Wednesday, April 1, 2015

Questionable Biking Skills on Ometepe


Watching from the ferry, I was already impressed with the island of Ometepe as it got closer and closer. A large island made of up of two volcanoes, Concepcion and Maderas, Ometepe is in the southern part of Lake Nicaragua and just a half-day's journey from Granada. It's become a tourist destination not only for travelers, but also for Nicaraguans who want some beach time away from Managua or Leon or Granada.

Cristina and I arrived late afternoon last Thursday, and were looking forward to seeing the beautiful island and relaxing by the water. After the ferry docked, we took a tuc-tuc to our hostel, Finca Magdalena, almost on the other side of the island. That night, we ate a very typical Nicaraguan meal at the hostel and shared a liter of Tona. Cristina was climbing the Maderas volcano the next morning, so it was an early and quiet night.

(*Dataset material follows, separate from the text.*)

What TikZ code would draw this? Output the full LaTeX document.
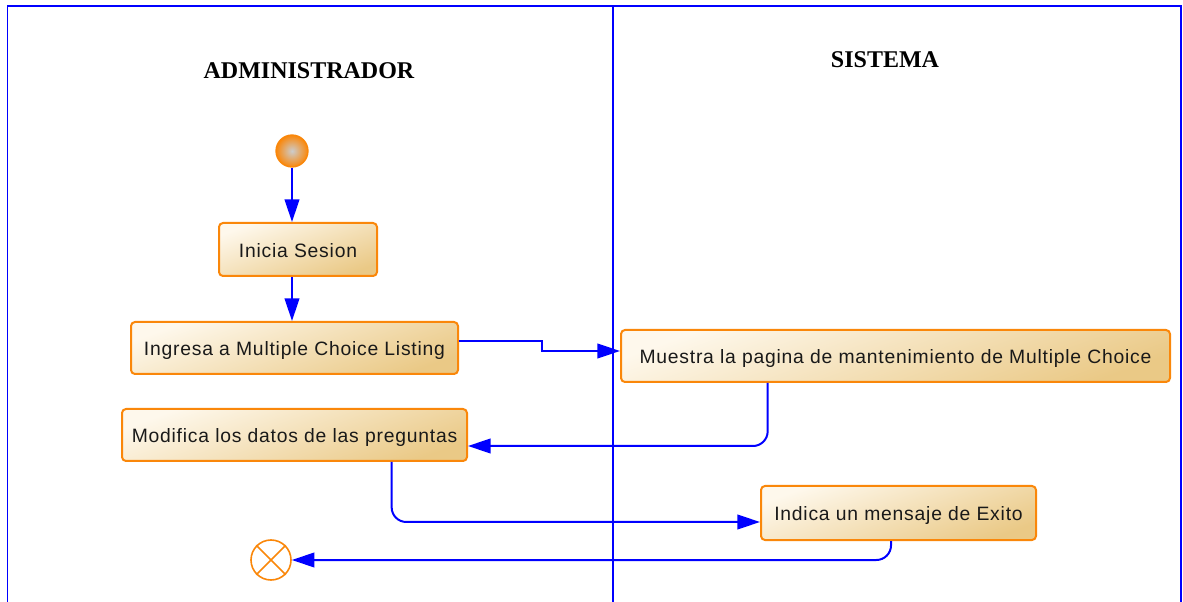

La lancha, or small ferry, across.

The two volcanoes of Ometepe.
The next day, I had a leisurely breakfast at the hostel and began to make my way to Ojo de Agua about 10am. Ojo de Agua is a natural spring in the middle of the island that they've made into a swimming pool-like attraction. Our plan was to meet up there that afternoon. I began to walk over toward Ojo de Agua and quickly realized that it was a hella far way away. I though I'd better rent a scooter or bike or something or else I'd never get there.

While I was thinking about that, I noticed the best view of Concepcion in the distance. Stopping to take a picture, I heard a motorcycle slow behind me. A man stopped and asked in Spanish if I wanted a ride somewhere. I told him I was looking for a place to rent bikes or scooters, and if he knew of one. He said he did and to hop on. I reluctantly got on, knowing that if I started to feel unsafe I could just jump off the scooter. We drove for about 5 minutes before passing a place, and since his questions started to feel a little personal and probing, I yelled "Aqui!!" and he stopped. I jumped off and threw a quick "gracias" in his direction, and began to look for the owner of the bike rental shop. Honestly, he was probably just a friendly guy giving me a ride on his island, but as a woman traveling alone one can never be too sure. I could write a whole blog post about that topic alone, so that's all I'll say for now.

These pretty, friendly birds were everywhere.
The view of Concepcion, right before the guy on the bike stopped.
A few minutes later, pedaling down the road on my pink and silver bike, I was the envy of my 10-year-old self on such a beautiful mode of transportation. The breeze refreshed my whole body, and it felt good to use some muscles that have been practically dormant for the past couple months. Then I decided to change the gears on my bike and everything went wrong. I heard the awful grinding and twisting of metal, and my right pedal stuck. It wouldn't make a revolution and I was too scared to break it even more if I forced it. I got off to see what the problem was, which I realize now is completely futile because I know next to nothing about bikes.

I looked up at a friendly-faced security guard a few yards away, hoping that he could help. He could, and after a few minutes he had the chain untangled and the bike working again. I offered him my towel to clean his oil-covered hands, but he refused, saying that they were too dirty. As he went to find his own towel, I noticed the nice, grand-looking hotel that he was meant to be guarding. With sweat soaking through my dress, it was time for a rest. I parked my bike and went in to the restaurant for lunch and a cappuccino. Checking my map, I found I was only about half-way to Ojo de Agua and it was already after midday. Too far for me to bike in one day (except for this one time last year). I decided to stay at the hotel's beachfront that afternoon and told Cristina to meet me there. So we relaxed by the beach the rest of the afternoon and would hit Ojo de Agua the next morning.

Finally relaxing at the beach.
At one point, I looked over and saw this herd of cattle drinking from the lake! I forgot that it is freshwater and they can do that without dying.
We rode back to the hostel on my bike in total Nica style with Cristina pedaling and me sitting side-saddle on the bar in front of her. Some of our friends from Esperanza had arrived at our hostel that afternoon, and we spent the evening playing cards on the deck and eating a delicious dinner while the sun set behind the volcano.

I mean.
We did go--by cab--to Ojo de Agua the next day before heading back to Granada. It was hot (what else is new?), so I swam in the cold, refreshing water as long as I could, and read on the side for the rest of it. Though we had to get back that night, I would have happily spent another day on the beach with my toes in the lake, or on a porch somewhere watching the sun set.

Ojo de tourists.

Cristina sneakily took this of me lounging in the water. I clearly didn't want to go.